Agatha Christie used variations of this trope, for example in “After the Funeral” where the detection was not based on the villain being noted as an excellent mimic but rather she was undone by her using the mirror image.
Following along from A to Z
Oh my! You are totally right! I’d forgotten about that one, but yeah. Excellent example!
Ha! Not only a trope, but also a formulaic phrase that works as a clue. Love it. 🙂
The Multicolored Diary
Hello! Thanks! And you’ve put your finger on exactly what I like about the excellent mimic trope. Also? Your A to Z is, as always, totally fascinating.
Would the more current technical side work as an excellent mimic?
Computer sequencing and splicing of the person’s actual voice but placed in different order? Other types of new software? The whole AI gaining consciousness, the creator using her/his voice for the AI?
Stuart! Another excellent hi-tech equivalent! Huzzah! Also? AI! That is v. interesting, if the creator uses his/her voice for the AI, is that mimicry? Hm… I think that issue verges on the philosophical.
Really well written and interesting theme. Interestingly this year I am also talking about tropes or Cliches in Bollywood.

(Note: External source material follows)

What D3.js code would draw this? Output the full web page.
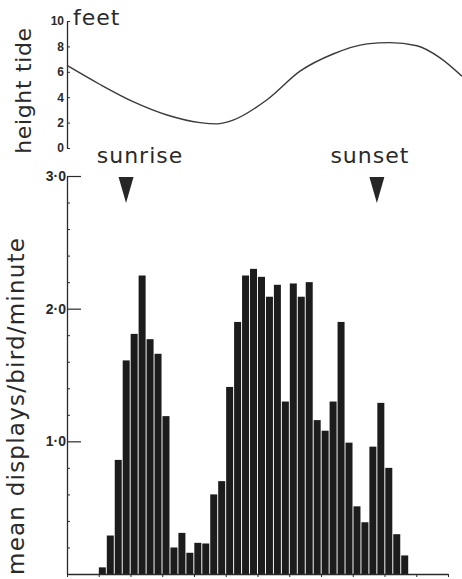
<!DOCTYPE html>
<html>
<head>
<meta charset="utf-8">
<script src="https://cdn.jsdelivr.net/npm/d3@7"></script>
<style>
  body { margin: 0; background: #fff; }
  svg { display: block; font-family: "DejaVu Sans", sans-serif; }
  .tick text { font-weight: bold; fill: #2a2a2a; }
</style>
</head>
<body>
<div id="chart"></div>
<script>
// tide height (feet) against hours since start of record
const tideHours = [0, 1.04, 2.08, 3.15, 4.19, 4.72, 5.23, 6.30, 7.34, 8.38, 9.45, 10.17, 11.02, 11.75, 12.44];
const tideFeet  = [6.5, 5.0, 3.65, 2.6, 2.0, 1.9, 2.2, 3.8, 6.05, 7.4, 8.2, 8.3, 8.05, 7.1, 5.65];
const tideTicks = [0, 2, 4, 6, 8, 10];

// mean displays / bird / minute, one bar per quarter hour (48 slots = 12 h)
const displays = [
  0, 0, 0, 0, 0.05, 0.29, 0.86, 1.61, 1.81, 2.25, 1.77, 1.66,
  1.19, 0.20, 0.31, 0.16, 0.235, 0.23, 0.60, 0.70, 1.41, 1.90, 2.25, 2.30,
  2.24, 2.09, 2.18, 1.30, 2.19, 2.09, 2.20, 1.16, 1.08, 1.30, 1.90, 0.99,
  0.51, 0.39, 0.96, 1.29, 0.80, 0.30, 0.14, 0, 0, 0, 0, 0
];
const displayTicks = [1, 2, 3];
const displayMinor = [0.2, 0.4, 0.6, 0.8, 1.2, 1.4, 1.6, 1.8, 2.2, 2.4, 2.6, 2.8];
const hourTicks = [0, 1, 2, 3, 4, 5, 6, 7, 8, 9, 10, 11, 12];

const events = [
  { name: "sunrise", hour: 1.86, labelHour: 2.3 },
  { name: "sunset", hour: 9.76, labelHour: 9.54 }
];

const width = 462, height = 579;
const ink = "#2a2a2a";

const svg = d3.select("#chart").append("svg")
    .attr("width", width)
    .attr("height", height);

const x = d3.scaleLinear().domain([0, 12]).range([67, 448]);
const yTide = d3.scaleLinear().domain([0, 10]).range([148, 21]);
const y = d3.scaleLinear().domain([0, 3]).range([574, 176]);
const band = d3.scaleBand()
    .domain(d3.range(displays.length))
    .range([67, 448])
    .paddingInner(0.12);

// ---- tide panel ----
svg.append("g")
    .attr("transform", `translate(${x(0)},0)`)
    .call(d3.axisLeft(yTide).tickValues(tideTicks).tickSizeInner(-3).tickSizeOuter(0).tickPadding(3))
    .call(g => g.select(".domain").attr("stroke", ink).attr("stroke-width", 1.3))
    .call(g => g.selectAll(".tick line").attr("stroke", ink))
    .call(g => g.selectAll(".tick text").attr("font-size", 12).attr("fill", ink));

svg.append("path")
    .datum(tideHours.map((h, i) => [h, tideFeet[i]]))
    .attr("fill", "none")
    .attr("stroke", "#3a3a3a")
    .attr("stroke-width", 1.4)
    .attr("d", d3.line()
        .x(d => x(d[0]))
        .y(d => yTide(d[1]))
        .curve(d3.curveMonotoneX));

svg.append("text")
    .attr("x", 73).attr("y", 25)
    .attr("font-size", 22)
    .attr("letter-spacing", 1)
    .attr("fill", ink)
    .text("feet");

svg.append("text")
    .attr("transform", `translate(31,${yTide(4.5)}) rotate(-90)`)
    .attr("text-anchor", "middle")
    .attr("font-size", 22)
    .attr("textLength", 126)
    .attr("lengthAdjust", "spacing")
    .attr("fill", ink)
    .text("height tide");

// ---- sunrise / sunset ----
svg.selectAll(".event-label")
  .data(events)
  .enter().append("text")
    .attr("class", "event-label")
    .attr("x", d => x(d.labelHour))
    .attr("y", 163)
    .attr("text-anchor", "middle")
    .attr("font-size", 22)
    .attr("letter-spacing", 1)
    .attr("fill", ink)
    .text(d => d.name);

svg.selectAll(".event-mark")
  .data(events)
  .enter().append("path")
    .attr("class", "event-mark")
    .attr("fill", "#262626")
    .attr("d", d => {
        const cx = x(d.hour);
        return `M${cx - 7.5},177 L${cx + 7.5},177 L${cx},203 Z`;
    });

// ---- displays panel ----
svg.append("g")
  .selectAll("rect")
  .data(displays)
  .enter().append("rect")
    .attr("x", (d, i) => band(i))
    .attr("y", d => y(d))
    .attr("width", band.bandwidth())
    .attr("height", d => y(0) - y(d))
    .attr("fill", "#1c1c1c");

svg.append("g")
    .attr("transform", `translate(${x(0)},0)`)
    .call(d3.axisLeft(y).tickValues(displayMinor).tickSizeInner(-3).tickSizeOuter(0).tickFormat(""))
    .call(g => g.select(".domain").attr("stroke", ink).attr("stroke-width", 1.3))
    .call(g => g.selectAll(".tick line").attr("stroke", ink));

svg.append("g")
    .attr("transform", `translate(${x(0)},0)`)
    .call(d3.axisLeft(y).tickValues(displayTicks).tickSizeInner(-14).tickSizeOuter(0).tickPadding(1)
        .tickFormat(d => d.toFixed(1).replace(".", "·")))
    .call(g => g.select(".domain").remove())
    .call(g => g.selectAll(".tick line").attr("stroke", ink).attr("stroke-width", 1.2))
    .call(g => g.selectAll(".tick text").attr("font-size", 14).attr("fill", ink));

svg.append("g")
    .attr("transform", `translate(0,${y(0)})`)
    .call(d3.axisBottom(x).tickValues(hourTicks).tickSizeInner(3).tickSizeOuter(0).tickFormat(""))
    .call(g => g.select(".domain").attr("stroke", ink).attr("stroke-width", 1.5))
    .call(g => g.selectAll(".tick line").attr("stroke", ink));

svg.append("text")
    .attr("transform", `translate(24,238) rotate(-90)`)
    .attr("text-anchor", "end")
    .attr("font-size", 23)
    .attr("textLength", 337)
    .attr("lengthAdjust", "spacing")
    .attr("fill", ink)
    .text("mean displays/bird/minute");
</script>
</body>
</html>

Hello, and welcome to Atherton’s Magic Vapour! And I noticed a certain similarity in our themes, too! I will definitely be stopping by your site again, because Bollywood is something I am interested in, but know almost nothing about.
Oh yes, another one of those items dropped into plain sight that those of us with that sort of bent *know* must mean something. I love it, also love Stu’s take on the more modern day version of this.
Exactly! And yeah, Stu’s take is gold.
I’ve seen this done in many stories, though I think I’ve ‘seen’ it in films and series, morte than ‘read’ it in books.
The voice coming from behind a close door is so obvious that every time I see it I know that’s a fake.
It certainly is easier to convey in a film than in a book. And yeah, the voice behind the closed door is totally obvious. Of course, in real life, I’d fall for it every time–because, I mean, you don’t expect mimics.